Recess game leads to Dallas boy’s near-fatal brain injury
Sometimes evidence of a serious brain injury is not readily apparent. When it is, medical response time is critical. The difference between life and death can be minutes for brain trauma victims.
Children were out at recess at Merriman Park Elementary School in Dallas. The school year was near its end and a group of kids were playing touch football. While the game is meant to minimize full physical contact, accidents happen. That Tuesday, a collision between students nearly ended one fourth grader’s life.
A teacher witnessed two boys slam into one another. Both children fell to the ground. One student suffered a bruised knee. The other boy was unresponsive. The quick-thinking teacher phoned 911, as other instructor’s called the 10-year-old’s father.
The injury victim’s father arrived in time to accompany paramedics and his unconscious son to Children’s Medical Center.
Doctors discovered the child suffered a skull fracture with bleeding and swelling that was pushing against the brain stem. The boy’s head had been hit hard by his playmate’s knee. Surgery was performed to reduce pressure on the brain. .
The boy regained consciousness several hours later to the sound of cheers. Doctors credit the teacher’s quick acknowledgement of a traumatic brain injury for saving the child. Medical officials said a delay of 10 minutes might have cost the boy his life.
More than 560,000 children are hospitalized each year for catastrophic brain injuries. Physicians advise parents, teachers and coaches to stay alert for not-so-obvious signs of trauma, if a child suffers a head injury. Loss of consciousness is not automatic. Behavioral changes and other symptoms can signal a deeper problem.
Debate surrounds the responsibilities of schools and athletic programs for head traumas experienced by students and sports participants. Education about brain injuries allows adults to respond quickly and correctly when an accident occurs.
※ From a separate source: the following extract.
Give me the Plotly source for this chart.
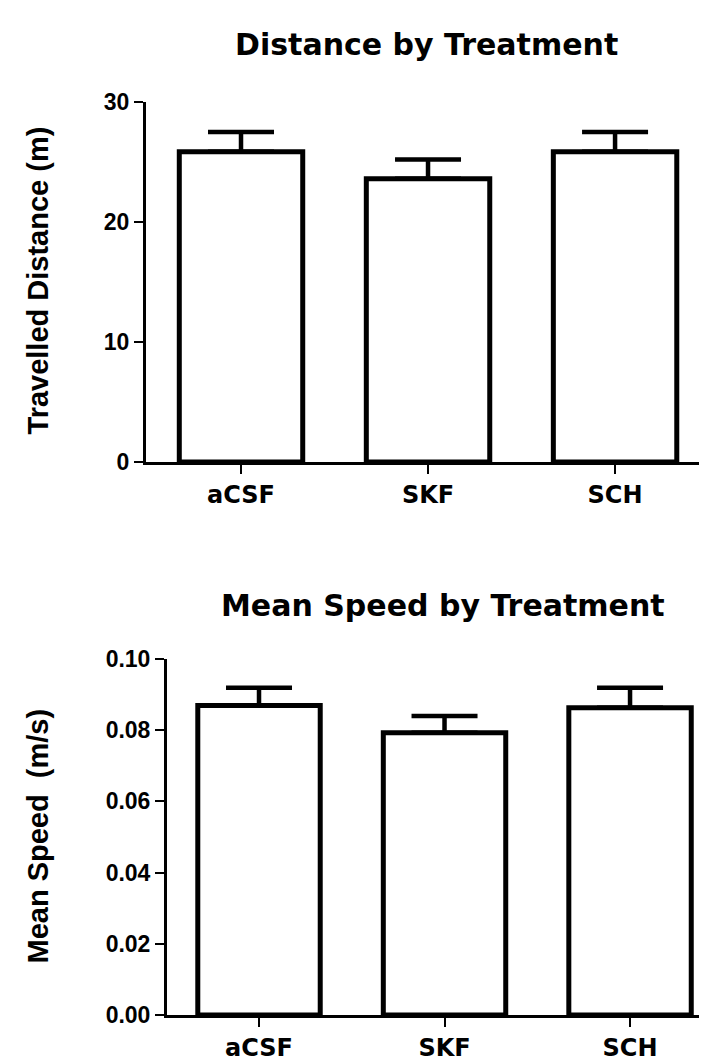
import plotly.graph_objects as go

# ---- data ----
categories = ["aCSF", "SKF", "SCH"]
distance_mean = [25.85, 23.6, 25.85]
distance_err = [1.65, 1.6, 1.65]
speed_mean = [0.0869, 0.0793, 0.0863]
speed_err = [0.0050, 0.0047, 0.0056]
distance_ticks = [0, 10, 20, 30]
speed_ticks = [0.00, 0.02, 0.04, 0.06, 0.08, 0.10]

W, H = 707, 1061
TITLE_FONT = dict(family="DejaVu Sans", size=30, color="black", weight="bold")
XTICK_FONT = dict(family="DejaVu Sans", size=24, color="black", weight="bold")
YTICK_FONT = dict(family="Liberation Sans, Arial", size=23, color="black", weight="bold")
YTITLE_FONT = dict(family="Liberation Sans, Arial", size=29, color="black", weight="bold")

fig = go.Figure()

fig.add_trace(go.Bar(
    x=categories, y=distance_mean, xaxis="x", yaxis="y",
    width=0.66,
    marker=dict(color="white", line=dict(color="black", width=5)),
    error_y=dict(type="data", symmetric=False, array=distance_err,
                 arrayminus=[0, 0, 0], thickness=4.5, width=33, color="black"),
    showlegend=False,
))
fig.add_trace(go.Bar(
    x=categories, y=speed_mean, xaxis="x2", yaxis="y2",
    width=0.66,
    marker=dict(color="white", line=dict(color="black", width=5)),
    error_y=dict(type="data", symmetric=False, array=speed_err,
                 arrayminus=[0, 0, 0], thickness=4.5, width=33, color="black"),
    showlegend=False,
))

axis_common = dict(showline=True, linecolor="black", linewidth=3,
                   ticks="outside", ticklen=9, tickwidth=2, tickcolor="black",
                   showgrid=False, zeroline=False)

fig.update_layout(
    width=W, height=H,
    margin=dict(l=0, r=0, t=0, b=0),
    paper_bgcolor="white", plot_bgcolor="white",
    xaxis=dict(domain=[138 / W, 703 / W], range=[-0.508, 2.513], anchor="y",
               tickfont=XTICK_FONT, **axis_common),
    yaxis=dict(domain=[1 - 452 / H, 1 - 83 / H], range=[0, 30], anchor="x",
               tickvals=distance_ticks, tickfont=YTICK_FONT, **axis_common),
    xaxis2=dict(domain=[159 / W, 1.0], range=[-0.496, 2.458], anchor="y2",
                tickfont=XTICK_FONT, **axis_common),
    yaxis2=dict(domain=[1 - 1019 / H, 1 - 654 / H], range=[0, 0.10], anchor="x2",
                tickvals=speed_ticks, tickformat=".2f", tickfont=YTICK_FONT,
                **axis_common),
    annotations=[
        dict(text="Distance by Treatment", x=418 / W, y=1 - 24 / H,
             xref="paper", yref="paper", xanchor="center", yanchor="middle",
             showarrow=False, font=TITLE_FONT),
        dict(text="Mean Speed by Treatment", x=435 / W, y=1 - 599 / H,
             xref="paper", yref="paper", xanchor="center", yanchor="middle",
             showarrow=False, font=TITLE_FONT),
        dict(text="Travelled Distance (m)", x=30 / W, y=1 - 266 / H,
             xref="paper", yref="paper", xanchor="center", yanchor="middle",
             textangle=-90, showarrow=False, font=YTITLE_FONT),
        dict(text="Mean Speed  (m/s)", x=30 / W, y=1 - 836 / H,
             xref="paper", yref="paper", xanchor="center", yanchor="middle",
             textangle=-90, showarrow=False, font=YTITLE_FONT),
    ],
)

fig.write_html("out.html")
The prevalence of sport’s related injuries has been highlighted in many news stories throughout the nation, recently. Even our blog covered the tragic story of a Hawkins flag football player who died on-the-field from brain injuries he endured playing a non-contact form of football during the last month. Clearly, injuries such as these are becoming more common and it’s time that schools and sport’s clubs reevaluate their standards of play to prevent further tragedies from occurring.